By Tech. Sgt. Devin Fisher | NORAD-USNORTHCOM Public Affairs | October 04, 2005

PETERSON AIR FORCE BASE, Colo. – Look on the past with pride, but never forget there is still work to be done.

This was the message U.S. Northern Command Deputy Commander Lt. Gen. Joseph Inge had for the men and women of his command Sept. 30 during its third anniversary celebration.

“I’d be remiss if I didn’t thank every one of you for the work you’ve done over the last years, but certainly over the last month [in support of Hurricanes Katrina and Rita],” Inge said. “Be proud of what you’ve done, be grateful for what you’ve done, but remember, there’s [still] work to be done.”

U.S. Northern Command was created in the wake of the Sept. 11 terrorist attacks to serve as the Department of Defense’s lead for homeland defense and defense support to civil authorities.

“We’re an operating place,” Inge said, “and we will continue in that vein. We will continue to serve our countries and its citizens.”

Since its inception Oct. 1, 2002, USNORTHCOM’s mission is to deter, prevent and defeat threats and aggression aimed at the United States and its interests within its assigned area of responsibility - generally the North American continent and maritime approaches out to approximately 500 nautical miles from the coastline. Additionally, USNORTHCOM provides assistance to a primary federal agency responding to an emergency situation that exceeds the capabilities of local, state and federal agencies to help mitigate disasters and their after-effects.

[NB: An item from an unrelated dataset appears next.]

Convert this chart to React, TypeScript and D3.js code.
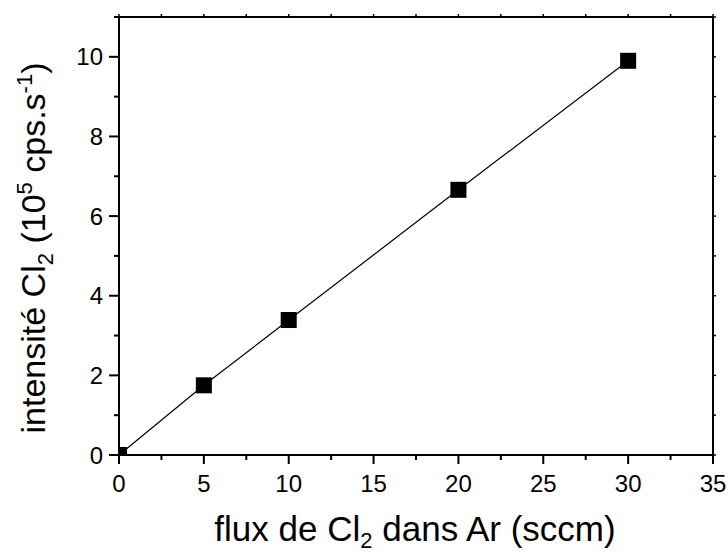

In just three years, USNORTHCOM has been called on to play a vital role in defending the homeland through operations such as Noble Eagle and provide defense support to civil authorities in situations such as Hurricanes Katrina and Rita.

In addition to these requests, the command refines its skills and builds interagency relationships through its rigorous training and exercise program, which includes at least two major exercises each year based on simultaneous terrorist attack and natural disaster scenarios.

“The nation needs us,” Inge said. “We live in times of trouble where our adversaries have not gone away and we remain one of our nation’s lines of defense.”

Supporting civilian agencies, like most recently the Federal Emergency Management Agency in Hurricane Katrina and Rita relief efforts, in no way detracts from the command’s number one job, assures USNORTHCOM Commander Adm. Timothy J. Keating.

"Northern Command’s primary mission is homeland defense, and our vigilance in that regard is unwavering," said Keating. As always, "we are watching our ports, our skies [and] our borders."